CEEMS exporter exposes a special endpoint that can be used as HTTP discovery component which can provide a list of targets to Pyroscope eBPF component for continuous profiling.

Currently, the discovery component supports only SLURM resource manager. There is no added value to continuously profile a VM instance managed by Libvirt from hypervisor as we will not be able ease to resolve symbols of guest instance from the hypervisor. By default the discovery component is disabled and it can be enabled using the following component:

ceems_exporter --discoverer.alloy-targets.resource-manager=slurm

which will collect targets from SLURM jobs on the current node.

TIP

The discovery component runs at a dedicated endpoint which can be configured using --web.targets-path. Thus, it is possible to run both discovery components and Prometheus collectors at the same time as follows:

ceems_exporter --collector.slurm --discoverer.alloy-targets.resource-manager=slurm

Similar to perf sub-collector, it is possible to configure the discovery component to discover the targets only when certain environment variable is set in the process. For example if we use the following CLI arguments to the exporter

ceems_exporter --discoverer.alloy-targets.resource-manager=slurm --discoverer.alloy-targets.env-var=ENABLE_CONTINUOUS_PROFILING

only SLURM jobs that have a environment variable ENABLE_CONTINUOUS_PROFILING set in their jobs will be continuously profiled. Multiple environment variable names can be passed by repeating the CLI argument --discoverer.alloy-targets.env-var. The presence of environment variable triggers the continuous profiling irrespective of the value set to it.

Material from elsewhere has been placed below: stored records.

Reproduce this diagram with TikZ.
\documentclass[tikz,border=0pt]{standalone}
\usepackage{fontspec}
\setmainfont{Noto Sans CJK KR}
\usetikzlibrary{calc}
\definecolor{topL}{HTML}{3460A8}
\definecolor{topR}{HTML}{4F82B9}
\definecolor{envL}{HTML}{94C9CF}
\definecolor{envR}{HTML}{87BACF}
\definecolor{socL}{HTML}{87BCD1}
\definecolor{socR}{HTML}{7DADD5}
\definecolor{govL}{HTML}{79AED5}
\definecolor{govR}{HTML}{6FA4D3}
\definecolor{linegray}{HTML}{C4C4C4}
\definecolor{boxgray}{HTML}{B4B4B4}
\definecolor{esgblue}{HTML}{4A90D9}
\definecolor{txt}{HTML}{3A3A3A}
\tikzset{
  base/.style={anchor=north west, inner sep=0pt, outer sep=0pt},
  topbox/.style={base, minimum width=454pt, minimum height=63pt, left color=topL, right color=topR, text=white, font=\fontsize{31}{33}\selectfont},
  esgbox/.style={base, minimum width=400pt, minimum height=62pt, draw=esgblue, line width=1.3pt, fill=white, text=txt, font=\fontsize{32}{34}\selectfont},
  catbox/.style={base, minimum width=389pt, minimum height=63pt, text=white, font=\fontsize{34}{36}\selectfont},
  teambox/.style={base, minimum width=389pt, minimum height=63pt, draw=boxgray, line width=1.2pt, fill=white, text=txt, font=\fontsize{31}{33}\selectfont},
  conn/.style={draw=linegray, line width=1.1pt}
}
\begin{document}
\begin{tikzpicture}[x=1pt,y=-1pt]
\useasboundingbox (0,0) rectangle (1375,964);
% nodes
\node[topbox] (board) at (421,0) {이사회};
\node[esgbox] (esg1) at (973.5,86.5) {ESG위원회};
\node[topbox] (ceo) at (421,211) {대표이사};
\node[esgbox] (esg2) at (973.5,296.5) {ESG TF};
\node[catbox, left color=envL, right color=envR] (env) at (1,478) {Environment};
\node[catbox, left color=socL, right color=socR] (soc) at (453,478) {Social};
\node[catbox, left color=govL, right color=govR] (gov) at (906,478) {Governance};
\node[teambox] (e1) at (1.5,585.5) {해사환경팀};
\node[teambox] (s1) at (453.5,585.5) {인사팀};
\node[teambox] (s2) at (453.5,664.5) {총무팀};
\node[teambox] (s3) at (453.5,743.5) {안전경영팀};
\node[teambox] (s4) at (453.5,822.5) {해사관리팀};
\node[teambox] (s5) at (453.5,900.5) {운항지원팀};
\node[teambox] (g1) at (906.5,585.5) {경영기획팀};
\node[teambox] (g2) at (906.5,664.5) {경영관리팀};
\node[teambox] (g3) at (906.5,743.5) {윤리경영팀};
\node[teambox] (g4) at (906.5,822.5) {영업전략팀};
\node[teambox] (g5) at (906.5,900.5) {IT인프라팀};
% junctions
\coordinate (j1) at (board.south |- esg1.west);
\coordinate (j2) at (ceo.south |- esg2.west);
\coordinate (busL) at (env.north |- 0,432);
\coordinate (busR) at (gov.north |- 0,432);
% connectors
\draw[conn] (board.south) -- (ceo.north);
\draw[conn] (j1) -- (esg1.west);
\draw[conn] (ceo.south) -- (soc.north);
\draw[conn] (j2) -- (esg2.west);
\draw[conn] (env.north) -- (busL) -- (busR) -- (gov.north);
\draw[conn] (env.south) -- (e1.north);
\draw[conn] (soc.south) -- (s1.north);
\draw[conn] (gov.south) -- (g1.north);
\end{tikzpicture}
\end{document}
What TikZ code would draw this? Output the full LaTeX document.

Once the discovery component is enabled, Grafana Alloy can be configured to get the targets from this component using following config:

discovery.http "processes" {
url = "http://localhost:9010/alloy-targets"
refresh_interval = "10s"
}

pyroscope.write "staging" {
endpoint {
url = "http://pyroscope:4040"
}
}

pyroscope.ebpf "default" {
collect_interval = "10s"
forward_to = [ pyroscope.write.staging.receiver ]
targets = discovery.http.processes.output
}

The above configuration makes Grafana Alloy to scrape the discovery component of the exporter every 10 seconds. The output of the discovery component is passed to Pyroscope eBPF component which will continuously profile the processes and collect those profiles every 10 seconds. Finally, Pyroscope eBPF components will send these profiles to Pyroscope. More details on how to configure authentication and TLS for various components can be consulted from Grafana Alloy and Grafana Pyroscope docs.